In this post we developed a method for identifying products that visually look similar. The task at hand consisted on implementing an algorithm that given an image of a product, selects three alternative images that look alike.
Specifically, I used images of shoes as the product. An example of the results can be observed in Figure 1, where the top left image is the original image of a shoe, and then we observe 3 recommendations of products that are comparable replacements.
We compiled over 25,000 color images of unique shoes. Each image has a size of 360 x 480 x 3 pixels (they are RGB). All the images had a white background, and the shoes were presented on a side view with the toe pointing towards the left side. A sample of the data set is presented in Figure 2.
The model consisted on extracting features from each image that describe the product. In this analysis we used a technique known as "Transfer Learning". The model that we used is a pre-trained Deep Learning Convolutional Neural Network. Specifically, we used the VGG16 architecture with the Image Net weights. This implementation was extracted from Keras (Python) using a TensorFlow backend.
Each image was resized to 224 x 224 x 3 pixels so it could be placed thru the VGG16 architecture. We extracted 4,096 features from the last fully connected layer (before the Softmax layer), as shown in Figure 3.
To determine the similarity between two images, we used a K-Nearest Neighbors approach using the 4,096 features extracted from the VGG16 model as input values. We calculated the Euclidean distance between the features from every pair of images for the whole dataset. For a given input image, the three images that had the smallest distance were the recommended images.
Below we observe a few examples, where we present the Original image (top left) and three recommended products that look very similar. We observe that for a wide range of shoe styles the recommendations are very close. For example, boots present other similar boots.
We used a K-Means algorithm to determine the number of possible clusters in our data set. We analyzed the inertia of the model up to 200 clusters. The results are shown in Figure 4 below. Although it is challenging to determine the location where the elbow occurs, we settled on 20 shoe clusters.

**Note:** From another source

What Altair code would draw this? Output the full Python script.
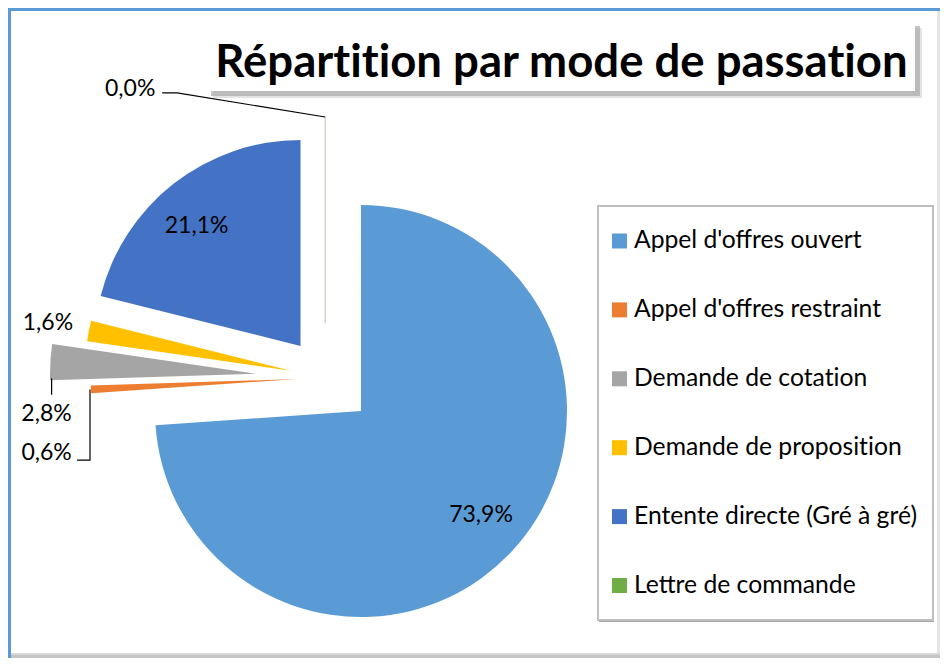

We visualized each shoe in a 2 dimensional space using t-SNE for dimensionality reduction. This can be observed in Figure 5, where each dot represents a unique shoe.
Finally, for each of the 20 cluster, we extracted the closest shoe to each center as a representation of that cluster. The selected shoes are presented on the top of Figure 6. The shoes from each cluster are highlighted in the t-SNE two dimensional projection plot on the bottom of Figure 6.
In summary, we were able to create a product recommendation system based on image similarity. We also, used an unsupervised learning technique to extract 20 shoe clusters.
This recommendation system was performed using only the images of the product. It is possible to also include the product metadata such as brand, gender, size, dimensions, etc. for each shoe, and use it to improve the recommendations.
Finally, this method can be used to find similar images within any image data set, and does not need to be limited to shoe products.